Join Dr. Stephen R. Phillips at 7:00pm on July 23 for Part 1 of his discussion about medicine in ancient Egypt!
For ages 10+
Did the ancient Egyptians understand human anatomy and did they practice medicine? The answer is yes.
Data derived from archaeological excavations, as well as from several surviving ancient Egyptian papyri, reveal extensive, perhaps effective, medical procedures that are relevant to procedures in use today. This richly illustrated lecture introduces ancient Egypt’s medical world.
We meet history's earliest documented physician, Imhotep, and the earliest documented dentist, Hesy-re. We examine the role of magic and herbs in ancient Egyptian medicine, look at cases outlining specific surgical intervention, and we examine an actual case of what was perhaps successful trauma surgery - as evidenced on human skeletal remains recovered during recent excavations in the cemeteries behind the Great Pyramids and Sphinx at Giza, Egypt.
Dr. Stephen R. Phillips is the Curatorial Research Coordinator in the Egyptian Section of the University of Pennsylvania Museum of Archaeology and Anthropology. Dr. Phillips received his B.A., M.A., and Ph.D. in physical anthropology and archaeology from the University of Pennsylvania.
He has traveled extensively and participated in a wide range of archaeological excavations over the past 25 years, including excavations at Petra, Jordan; near Bordeaux in southwestern France; and, he has particiapted in eight excavation seasons in Egypt - at Giza and Saqqara.
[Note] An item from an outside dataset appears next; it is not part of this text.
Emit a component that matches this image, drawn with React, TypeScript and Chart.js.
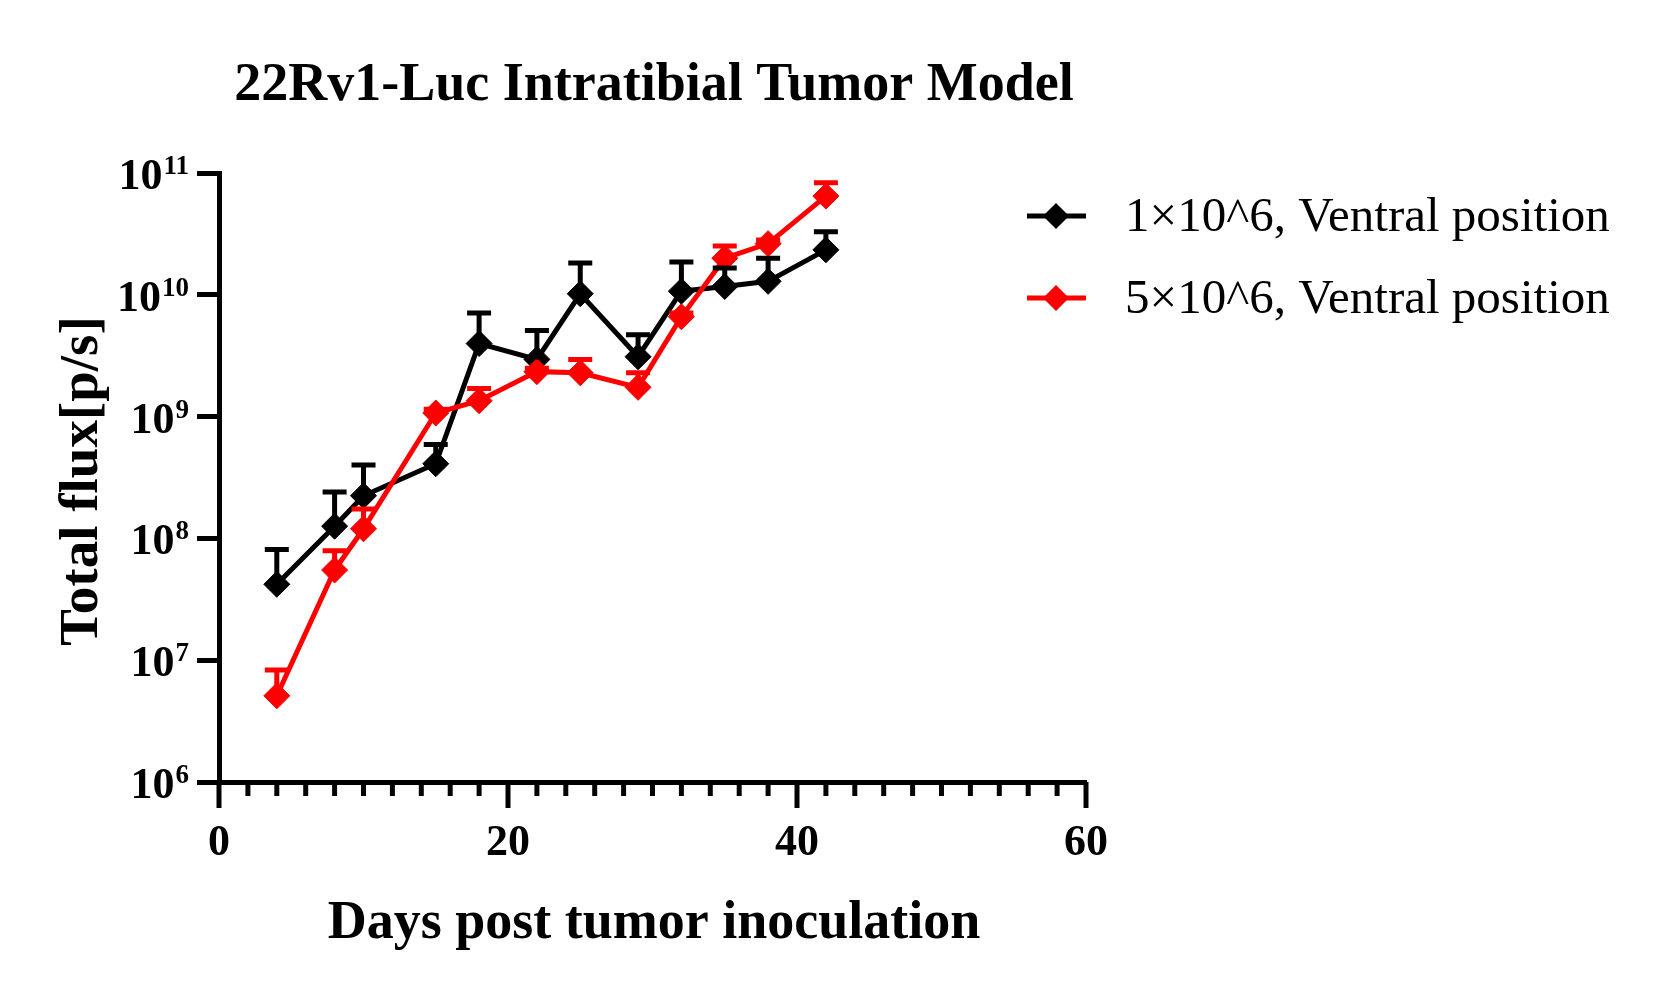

He is the Archaeological Site Supervisor and Physical Anthropologist for the ongoing Cairo University-Brown University Expedition in the Great Western Cemetery at Giza. He is also a professional guide for American tour groups to Egypt.
Dr. Phillips specializes in the analysis of ancient Egyptian and modern human skeletal remains, mummies and mummification techniques, as well as the tombs and artifacts of the Great Pyramid Complex on Egypt’s Giza plateau.